_TASK_
Repeat the listing exactly as given, omitting every image.

_SUPPLIED INFORMATION_
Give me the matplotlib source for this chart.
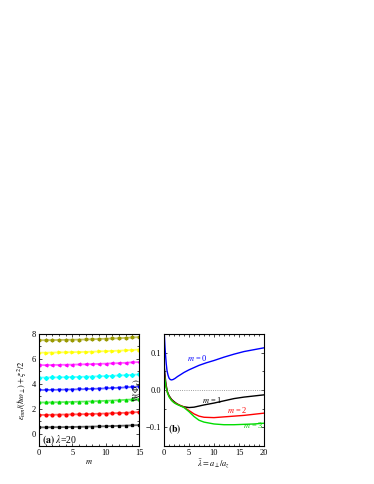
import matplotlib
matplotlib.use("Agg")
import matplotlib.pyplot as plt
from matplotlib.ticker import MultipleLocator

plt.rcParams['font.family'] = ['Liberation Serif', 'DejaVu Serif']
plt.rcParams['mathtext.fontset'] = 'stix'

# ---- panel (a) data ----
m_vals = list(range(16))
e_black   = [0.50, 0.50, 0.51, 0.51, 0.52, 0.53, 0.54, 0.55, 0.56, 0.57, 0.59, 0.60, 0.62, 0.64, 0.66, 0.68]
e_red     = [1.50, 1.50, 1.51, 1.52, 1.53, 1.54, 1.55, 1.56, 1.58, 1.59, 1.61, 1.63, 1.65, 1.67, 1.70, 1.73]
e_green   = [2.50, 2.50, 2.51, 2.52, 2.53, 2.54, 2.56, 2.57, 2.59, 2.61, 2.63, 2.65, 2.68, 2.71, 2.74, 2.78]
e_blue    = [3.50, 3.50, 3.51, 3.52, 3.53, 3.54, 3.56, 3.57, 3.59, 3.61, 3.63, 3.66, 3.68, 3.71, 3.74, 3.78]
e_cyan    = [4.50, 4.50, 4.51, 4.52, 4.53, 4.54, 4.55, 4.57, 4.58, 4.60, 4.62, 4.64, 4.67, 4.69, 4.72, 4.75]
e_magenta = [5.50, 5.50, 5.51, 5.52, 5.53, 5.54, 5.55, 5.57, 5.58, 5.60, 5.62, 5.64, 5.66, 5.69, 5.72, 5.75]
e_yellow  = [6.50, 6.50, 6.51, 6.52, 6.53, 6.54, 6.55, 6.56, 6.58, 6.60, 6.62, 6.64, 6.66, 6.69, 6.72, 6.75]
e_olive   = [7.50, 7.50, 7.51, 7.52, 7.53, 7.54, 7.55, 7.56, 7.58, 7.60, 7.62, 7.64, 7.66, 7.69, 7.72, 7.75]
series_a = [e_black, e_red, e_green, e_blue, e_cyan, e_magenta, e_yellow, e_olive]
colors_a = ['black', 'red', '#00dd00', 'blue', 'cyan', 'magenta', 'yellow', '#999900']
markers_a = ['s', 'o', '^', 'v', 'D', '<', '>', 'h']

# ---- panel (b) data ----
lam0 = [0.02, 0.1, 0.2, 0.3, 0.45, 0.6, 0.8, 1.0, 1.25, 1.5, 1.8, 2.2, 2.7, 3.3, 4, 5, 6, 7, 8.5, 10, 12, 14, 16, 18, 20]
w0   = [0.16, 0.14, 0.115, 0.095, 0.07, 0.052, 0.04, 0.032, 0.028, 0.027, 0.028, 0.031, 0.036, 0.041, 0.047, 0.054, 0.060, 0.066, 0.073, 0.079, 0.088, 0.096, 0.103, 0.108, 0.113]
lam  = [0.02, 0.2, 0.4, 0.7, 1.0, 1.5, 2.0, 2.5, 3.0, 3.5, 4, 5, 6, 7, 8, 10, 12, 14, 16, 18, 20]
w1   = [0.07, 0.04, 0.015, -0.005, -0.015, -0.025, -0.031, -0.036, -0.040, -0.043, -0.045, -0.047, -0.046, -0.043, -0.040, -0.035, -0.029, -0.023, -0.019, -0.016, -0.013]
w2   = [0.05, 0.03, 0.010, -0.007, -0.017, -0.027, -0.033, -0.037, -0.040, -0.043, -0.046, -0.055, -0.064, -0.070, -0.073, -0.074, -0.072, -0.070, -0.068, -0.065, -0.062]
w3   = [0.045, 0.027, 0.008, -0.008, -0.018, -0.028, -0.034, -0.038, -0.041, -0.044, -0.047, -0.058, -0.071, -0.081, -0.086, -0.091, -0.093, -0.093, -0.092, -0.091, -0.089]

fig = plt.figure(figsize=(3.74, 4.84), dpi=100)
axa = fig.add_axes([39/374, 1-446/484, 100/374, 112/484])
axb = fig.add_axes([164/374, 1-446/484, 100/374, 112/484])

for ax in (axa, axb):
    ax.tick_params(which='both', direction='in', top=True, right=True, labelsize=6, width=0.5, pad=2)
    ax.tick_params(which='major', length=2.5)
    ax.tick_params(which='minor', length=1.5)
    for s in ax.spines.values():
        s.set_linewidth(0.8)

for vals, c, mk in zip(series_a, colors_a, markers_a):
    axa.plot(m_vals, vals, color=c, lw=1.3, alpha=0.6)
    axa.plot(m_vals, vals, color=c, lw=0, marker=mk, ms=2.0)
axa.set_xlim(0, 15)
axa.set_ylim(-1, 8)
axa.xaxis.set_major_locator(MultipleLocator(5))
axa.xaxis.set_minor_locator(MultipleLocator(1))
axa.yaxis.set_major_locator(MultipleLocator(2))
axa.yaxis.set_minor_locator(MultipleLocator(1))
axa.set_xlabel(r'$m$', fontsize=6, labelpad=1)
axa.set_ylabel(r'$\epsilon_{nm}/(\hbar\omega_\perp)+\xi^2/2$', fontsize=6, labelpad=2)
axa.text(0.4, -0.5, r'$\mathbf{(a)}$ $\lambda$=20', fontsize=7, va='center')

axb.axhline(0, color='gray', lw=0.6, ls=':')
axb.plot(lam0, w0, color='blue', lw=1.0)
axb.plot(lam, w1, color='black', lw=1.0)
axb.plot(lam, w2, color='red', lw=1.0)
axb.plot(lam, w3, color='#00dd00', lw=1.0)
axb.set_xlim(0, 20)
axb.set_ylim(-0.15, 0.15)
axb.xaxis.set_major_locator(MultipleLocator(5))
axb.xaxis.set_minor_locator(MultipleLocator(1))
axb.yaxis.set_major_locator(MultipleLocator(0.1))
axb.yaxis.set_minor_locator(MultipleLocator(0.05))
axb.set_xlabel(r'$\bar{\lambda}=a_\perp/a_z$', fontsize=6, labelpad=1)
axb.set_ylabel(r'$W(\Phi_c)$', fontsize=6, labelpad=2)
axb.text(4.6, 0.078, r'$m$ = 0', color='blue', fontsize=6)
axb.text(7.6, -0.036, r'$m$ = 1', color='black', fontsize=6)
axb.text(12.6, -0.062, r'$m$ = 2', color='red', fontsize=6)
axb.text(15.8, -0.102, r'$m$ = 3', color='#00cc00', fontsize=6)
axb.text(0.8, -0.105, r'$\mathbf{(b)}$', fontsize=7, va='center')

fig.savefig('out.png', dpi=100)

_SOLVED EXERCISE_
Give me the matplotlib source for this chart.
import matplotlib
matplotlib.use("Agg")
import matplotlib.pyplot as plt
from matplotlib.ticker import MultipleLocator

plt.rcParams['font.family'] = ['Liberation Serif', 'DejaVu Serif']
plt.rcParams['mathtext.fontset'] = 'stix'

# ---- panel (a) data ----
m_vals = list(range(16))
e_black   = [0.50, 0.50, 0.51, 0.51, 0.52, 0.53, 0.54, 0.55, 0.56, 0.57, 0.59, 0.60, 0.62, 0.64, 0.66, 0.68]
e_red     = [1.50, 1.50, 1.51, 1.52, 1.53, 1.54, 1.55, 1.56, 1.58, 1.59, 1.61, 1.63, 1.65, 1.67, 1.70, 1.73]
e_green   = [2.50, 2.50, 2.51, 2.52, 2.53, 2.54, 2.56, 2.57, 2.59, 2.61, 2.63, 2.65, 2.68, 2.71, 2.74, 2.78]
e_blue    = [3.50, 3.50, 3.51, 3.52, 3.53, 3.54, 3.56, 3.57, 3.59, 3.61, 3.63, 3.66, 3.68, 3.71, 3.74, 3.78]
e_cyan    = [4.50, 4.50, 4.51, 4.52, 4.53, 4.54, 4.55, 4.57, 4.58, 4.60, 4.62, 4.64, 4.67, 4.69, 4.72, 4.75]
e_magenta = [5.50, 5.50, 5.51, 5.52, 5.53, 5.54, 5.55, 5.57, 5.58, 5.60, 5.62, 5.64, 5.66, 5.69, 5.72, 5.75]
e_yellow  = [6.50, 6.50, 6.51, 6.52, 6.53, 6.54, 6.55, 6.56, 6.58, 6.60, 6.62, 6.64, 6.66, 6.69, 6.72, 6.75]
e_olive   = [7.50, 7.50, 7.51, 7.52, 7.53, 7.54, 7.55, 7.56, 7.58, 7.60, 7.62, 7.64, 7.66, 7.69, 7.72, 7.75]
series_a = [e_black, e_red, e_green, e_blue, e_cyan, e_magenta, e_yellow, e_olive]
colors_a = ['black', 'red', '#00dd00', 'blue', 'cyan', 'magenta', 'yellow', '#999900']
markers_a = ['s', 'o', '^', 'v', 'D', '<', '>', 'h']

# ---- panel (b) data ----
lam0 = [0.02, 0.1, 0.2, 0.3, 0.45, 0.6, 0.8, 1.0, 1.25, 1.5, 1.8, 2.2, 2.7, 3.3, 4, 5, 6, 7, 8.5, 10, 12, 14, 16, 18, 20]
w0   = [0.16, 0.14, 0.115, 0.095, 0.07, 0.052, 0.04, 0.032, 0.028, 0.027, 0.028, 0.031, 0.036, 0.041, 0.047, 0.054, 0.060, 0.066, 0.073, 0.079, 0.088, 0.096, 0.103, 0.108, 0.113]
lam  = [0.02, 0.2, 0.4, 0.7, 1.0, 1.5, 2.0, 2.5, 3.0, 3.5, 4, 5, 6, 7, 8, 10, 12, 14, 16, 18, 20]
w1   = [0.07, 0.04, 0.015, -0.005, -0.015, -0.025, -0.031, -0.036, -0.040, -0.043, -0.045, -0.047, -0.046, -0.043, -0.040, -0.035, -0.029, -0.023, -0.019, -0.016, -0.013]
w2   = [0.05, 0.03, 0.010, -0.007, -0.017, -0.027, -0.033, -0.037, -0.040, -0.043, -0.046, -0.055, -0.064, -0.070, -0.073, -0.074, -0.072, -0.070, -0.068, -0.065, -0.062]
w3   = [0.045, 0.027, 0.008, -0.008, -0.018, -0.028, -0.034, -0.038, -0.041, -0.044, -0.047, -0.058, -0.071, -0.081, -0.086, -0.091, -0.093, -0.093, -0.092, -0.091, -0.089]

fig = plt.figure(figsize=(3.74, 4.84), dpi=100)
axa = fig.add_axes([39/374, 1-446/484, 100/374, 112/484])
axb = fig.add_axes([164/374, 1-446/484, 100/374, 112/484])

for ax in (axa, axb):
    ax.tick_params(which='both', direction='in', top=True, right=True, labelsize=6, width=0.5, pad=2)
    ax.tick_params(which='major', length=2.5)
    ax.tick_params(which='minor', length=1.5)
    for s in ax.spines.values():
        s.set_linewidth(0.8)

for vals, c, mk in zip(series_a, colors_a, markers_a):
    axa.plot(m_vals, vals, color=c, lw=1.3, alpha=0.6)
    axa.plot(m_vals, vals, color=c, lw=0, marker=mk, ms=2.0)
axa.set_xlim(0, 15)
axa.set_ylim(-1, 8)
axa.xaxis.set_major_locator(MultipleLocator(5))
axa.xaxis.set_minor_locator(MultipleLocator(1))
axa.yaxis.set_major_locator(MultipleLocator(2))
axa.yaxis.set_minor_locator(MultipleLocator(1))
axa.set_xlabel(r'$m$', fontsize=6, labelpad=1)
axa.set_ylabel(r'$\epsilon_{nm}/(\hbar\omega_\perp)+\xi^2/2$', fontsize=6, labelpad=2)
axa.text(0.4, -0.5, r'$\mathbf{(a)}$ $\lambda$=20', fontsize=7, va='center')

axb.axhline(0, color='gray', lw=0.6, ls=':')
axb.plot(lam0, w0, color='blue', lw=1.0)
axb.plot(lam, w1, color='black', lw=1.0)
axb.plot(lam, w2, color='red', lw=1.0)
axb.plot(lam, w3, color='#00dd00', lw=1.0)
axb.set_xlim(0, 20)
axb.set_ylim(-0.15, 0.15)
axb.xaxis.set_major_locator(MultipleLocator(5))
axb.xaxis.set_minor_locator(MultipleLocator(1))
axb.yaxis.set_major_locator(MultipleLocator(0.1))
axb.yaxis.set_minor_locator(MultipleLocator(0.05))
axb.set_xlabel(r'$\bar{\lambda}=a_\perp/a_z$', fontsize=6, labelpad=1)
axb.set_ylabel(r'$W(\Phi_c)$', fontsize=6, labelpad=2)
axb.text(4.6, 0.078, r'$m$ = 0', color='blue', fontsize=6)
axb.text(7.6, -0.036, r'$m$ = 1', color='black', fontsize=6)
axb.text(12.6, -0.062, r'$m$ = 2', color='red', fontsize=6)
axb.text(15.8, -0.102, r'$m$ = 3', color='#00cc00', fontsize=6)
axb.text(0.8, -0.105, r'$\mathbf{(b)}$', fontsize=7, va='center')

fig.savefig('out.png', dpi=100)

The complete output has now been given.